## PROBLEM TO WORK ON
Copy out each line that mentions the word "this".

## TASK DATA
---+---

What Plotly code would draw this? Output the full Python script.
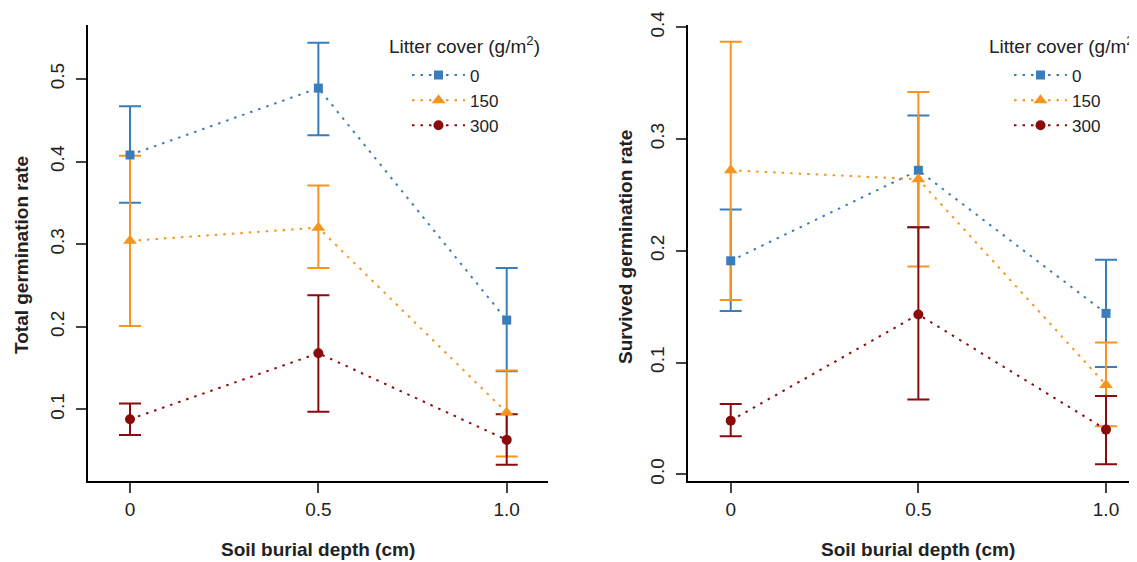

---+---

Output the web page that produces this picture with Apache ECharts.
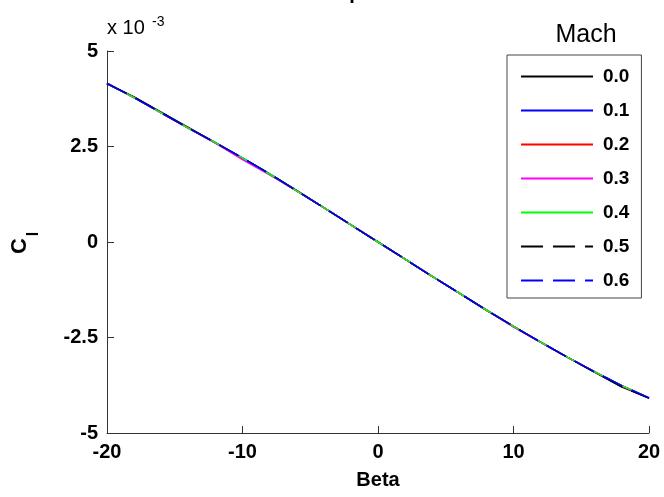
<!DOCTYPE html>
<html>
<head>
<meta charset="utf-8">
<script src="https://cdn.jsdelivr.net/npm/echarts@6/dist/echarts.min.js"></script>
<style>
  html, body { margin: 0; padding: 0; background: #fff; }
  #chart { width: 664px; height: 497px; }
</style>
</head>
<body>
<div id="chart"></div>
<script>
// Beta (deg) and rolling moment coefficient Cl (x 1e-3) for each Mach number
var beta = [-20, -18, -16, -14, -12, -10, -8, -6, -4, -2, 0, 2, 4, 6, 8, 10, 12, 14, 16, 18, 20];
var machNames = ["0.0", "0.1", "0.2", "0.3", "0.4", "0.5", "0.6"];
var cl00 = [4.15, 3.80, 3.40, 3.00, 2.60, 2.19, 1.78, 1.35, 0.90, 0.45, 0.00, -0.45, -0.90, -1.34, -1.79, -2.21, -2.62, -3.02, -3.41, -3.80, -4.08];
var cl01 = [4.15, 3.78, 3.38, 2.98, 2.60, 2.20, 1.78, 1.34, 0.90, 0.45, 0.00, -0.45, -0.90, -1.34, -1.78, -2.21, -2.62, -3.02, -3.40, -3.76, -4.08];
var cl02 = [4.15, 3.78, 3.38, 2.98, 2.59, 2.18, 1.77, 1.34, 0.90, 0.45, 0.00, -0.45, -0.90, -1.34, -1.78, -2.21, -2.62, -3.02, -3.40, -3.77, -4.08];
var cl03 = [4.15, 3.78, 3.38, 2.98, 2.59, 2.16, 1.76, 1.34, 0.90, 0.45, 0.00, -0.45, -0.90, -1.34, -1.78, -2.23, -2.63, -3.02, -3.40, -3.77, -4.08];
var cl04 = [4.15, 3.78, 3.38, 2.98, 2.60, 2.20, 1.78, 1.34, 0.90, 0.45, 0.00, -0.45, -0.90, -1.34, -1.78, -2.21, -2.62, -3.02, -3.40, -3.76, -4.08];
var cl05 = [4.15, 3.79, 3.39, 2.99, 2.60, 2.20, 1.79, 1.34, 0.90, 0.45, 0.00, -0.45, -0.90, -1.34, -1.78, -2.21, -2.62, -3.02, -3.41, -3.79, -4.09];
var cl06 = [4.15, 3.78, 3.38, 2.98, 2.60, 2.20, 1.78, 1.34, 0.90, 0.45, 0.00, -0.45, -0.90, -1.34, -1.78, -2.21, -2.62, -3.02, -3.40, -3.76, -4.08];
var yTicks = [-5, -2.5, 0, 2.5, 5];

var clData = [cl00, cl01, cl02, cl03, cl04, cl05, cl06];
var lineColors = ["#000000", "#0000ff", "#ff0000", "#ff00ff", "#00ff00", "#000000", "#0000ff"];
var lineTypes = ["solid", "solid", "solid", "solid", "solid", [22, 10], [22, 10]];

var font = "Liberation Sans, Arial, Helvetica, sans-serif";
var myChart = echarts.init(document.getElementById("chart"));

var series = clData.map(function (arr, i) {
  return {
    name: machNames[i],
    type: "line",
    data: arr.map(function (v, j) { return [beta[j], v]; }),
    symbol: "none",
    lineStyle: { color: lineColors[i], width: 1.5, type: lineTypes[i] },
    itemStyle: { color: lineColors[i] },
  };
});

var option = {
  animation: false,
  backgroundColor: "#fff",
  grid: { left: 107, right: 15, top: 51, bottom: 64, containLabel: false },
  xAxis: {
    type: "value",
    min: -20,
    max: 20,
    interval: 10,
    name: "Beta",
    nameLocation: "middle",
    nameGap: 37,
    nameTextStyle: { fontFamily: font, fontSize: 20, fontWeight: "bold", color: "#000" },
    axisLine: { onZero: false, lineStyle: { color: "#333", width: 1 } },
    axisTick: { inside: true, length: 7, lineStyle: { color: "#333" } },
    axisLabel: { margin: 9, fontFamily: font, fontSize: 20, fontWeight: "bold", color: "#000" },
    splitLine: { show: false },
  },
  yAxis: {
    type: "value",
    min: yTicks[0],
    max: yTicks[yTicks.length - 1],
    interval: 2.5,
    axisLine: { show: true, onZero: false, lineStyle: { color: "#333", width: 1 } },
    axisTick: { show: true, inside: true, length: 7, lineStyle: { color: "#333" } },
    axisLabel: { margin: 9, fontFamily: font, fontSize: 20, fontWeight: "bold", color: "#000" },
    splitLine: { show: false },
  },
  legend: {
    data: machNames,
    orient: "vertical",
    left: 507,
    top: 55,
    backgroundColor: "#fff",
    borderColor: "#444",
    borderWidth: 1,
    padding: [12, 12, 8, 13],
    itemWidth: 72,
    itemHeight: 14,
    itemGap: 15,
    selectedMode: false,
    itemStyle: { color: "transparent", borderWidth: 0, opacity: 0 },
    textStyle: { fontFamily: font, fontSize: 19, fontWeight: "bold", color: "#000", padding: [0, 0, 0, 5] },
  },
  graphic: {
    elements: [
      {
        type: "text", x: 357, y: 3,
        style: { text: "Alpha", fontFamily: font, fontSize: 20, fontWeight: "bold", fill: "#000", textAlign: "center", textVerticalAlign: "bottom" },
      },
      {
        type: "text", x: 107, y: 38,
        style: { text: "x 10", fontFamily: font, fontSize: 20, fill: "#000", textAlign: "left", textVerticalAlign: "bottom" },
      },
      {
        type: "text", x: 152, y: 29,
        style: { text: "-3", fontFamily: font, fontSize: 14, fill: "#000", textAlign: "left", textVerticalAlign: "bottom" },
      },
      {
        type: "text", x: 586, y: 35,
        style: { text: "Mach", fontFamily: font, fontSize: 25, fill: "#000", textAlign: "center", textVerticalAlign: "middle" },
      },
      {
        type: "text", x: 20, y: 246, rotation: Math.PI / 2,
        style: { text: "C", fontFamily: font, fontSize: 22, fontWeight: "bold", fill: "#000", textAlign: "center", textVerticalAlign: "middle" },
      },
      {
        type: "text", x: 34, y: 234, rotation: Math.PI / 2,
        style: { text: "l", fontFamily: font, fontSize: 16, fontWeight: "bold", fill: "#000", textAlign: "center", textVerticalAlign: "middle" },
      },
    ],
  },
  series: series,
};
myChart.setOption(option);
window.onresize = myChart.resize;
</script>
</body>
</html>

---+---

## ANSWER TO THE TASK
What Plotly code would draw this? Output the full Python script.
Output the web page that produces this picture with Apache ECharts.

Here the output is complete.